Aussi, ce saint a-t-il cru devoir prescrire différentes considérations bonnes et fort saintes, auxquelles il dit « qu’il faut avoir recours après les danses, pour empêcher les impressions dangereuses que le vain plaisir qu’on a reçu seroit capable de faire. » Et quelles sont ces considérations ? C’est, par exemple, dit-il, de penser, lorsqu’on étoit à prendre ce plaisir de la danse, que plusieurs réprouvés brûloient dans l’enfer pour les péchés commis à la danse et à cause des danses ; que plusieurs religieux et personnes de piété étoient à la même heure devant Dieu, chantant ses louanges, et contemplant ses divines perfections ; et que leur temps a été par là bien mieux employé que celui qu’on a mis à danser ; qu’on a fait pitié à la sainte Vierge, aux anges et aux saints, lorsqu’ils ont vu que le cœur s’arrêtoit à ce plaisir si ridicule ; qu’enfin à mesure qu’on y a donné plus de temps, on s’est aussi plus approché de la mort qui mettra fin à tous ces plaisirs. »
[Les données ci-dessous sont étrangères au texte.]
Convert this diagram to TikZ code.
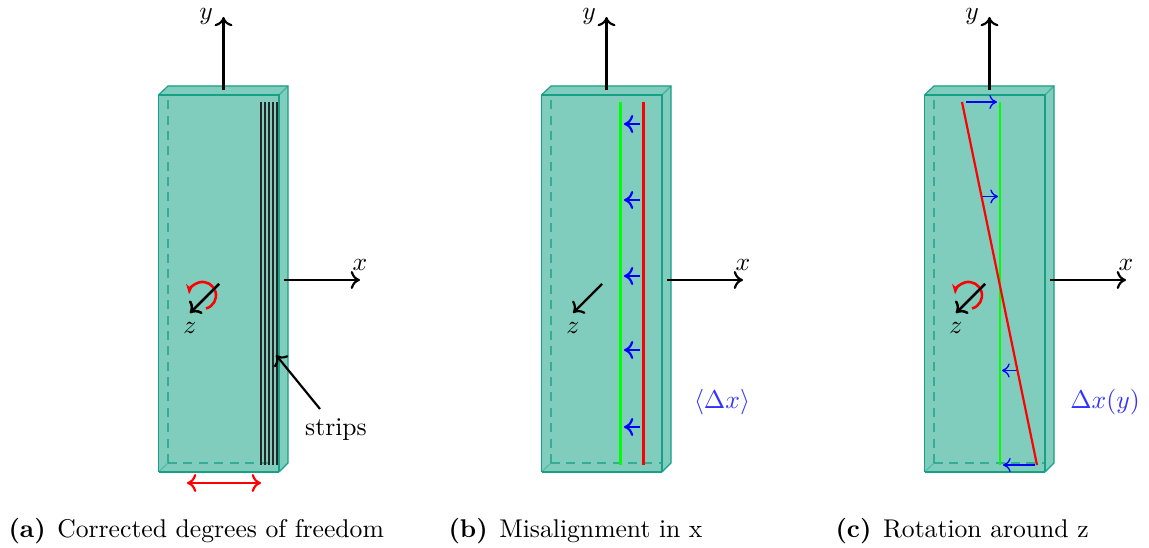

Je demande maintenant s’il est bien facile et bien ordinaire de s’appliquer, au retour de la danse, à toutes ces considérations, que saint François de Sales croit néanmoins nécessaires pour empêcher les funestes impressions du plaisir qu’on y a cherché et goûté ? Et si l’on convient que le conseil de ce saint n’est ni pratiqué, ni même praticable, ce qu’il paroît dire de favorable aux danses ne tombe-t-il pas de lui-même ? Et n’est-il pas évident que c’est bien réellement défendre les danses, que de ne les permettre qu’à des conditions qu’on sent bien ne pouvoir guère être remplies ? Voilà pourtant tout ce qu’on peut alléguer d’un saint en faveur de la danse : n’en doit-on pas conclure qu’il faut que ce divertissement soit bien dangereux, pour qu’en semblant le permettre, on se croie obligé de prendre tant de précautions pour empêcher les suites funestes qui en peuvent naître ?

Vossius, théologien protestant, que j’ai déjà cité, établit à ce sujet un principe fondé sur le bon sens, comme sur la bonne morale. (Voss. suprà, p. 338.) Il dit « qu’il faut juger des choses moins par ce qu’elles sont selon quelques idées spéculatives, que parce qu’elles sont dans l’usage ordinaire ». Quand donc, en considérant les danses spéculativement et dans une généralité métaphysique, on trouveroit par le raisonnement, qu’il peut y avoir quelques danses innocentes, il n’en est pas moins vrai que par une suite de la corruption naturelle à tous les hommes, elles sont presque toujours une occasion de tentation et de chute pour plusieurs, et surtout pour les jeunes personnes de l’un et de l’autre sexe qui s’y trouvent. Cette raison n’est-elle pas suffisante pour engager à retrancher absolument une source si abondante de péchés ? Qu’importe qu’on puisse absolument danser sans péché, si presque toujours on y pèche pendant la danse ou après, ou si, n’y péchant pas, on s’expose visiblement au danger de pécher ? Le péché est un si grand mal que nous ne saurions mettre une trop grande distance entre nous et le danger de le commettre. Vouloir aller précisément jusqu’à la dernière ligne, pour ainsi dire, et jusqu’au dernier point qui sépare le bien du mal, c’est risquer trop visiblement de tomber dans le mal qu’on semble vouloir éviter. Aussi, saint Paul écrit-il aux Thessaloniciens : (1. c. 5, v. 22.) Abstenez-vous de tout ce qui a l’apparence du mal. Et Tertullien nous avertit « qu’on ne sauroit trop prendre de sûretés lorsqu’il s’agit de l’éternité. » Nulla satis magna securitas, ubì periclitatur æternitas.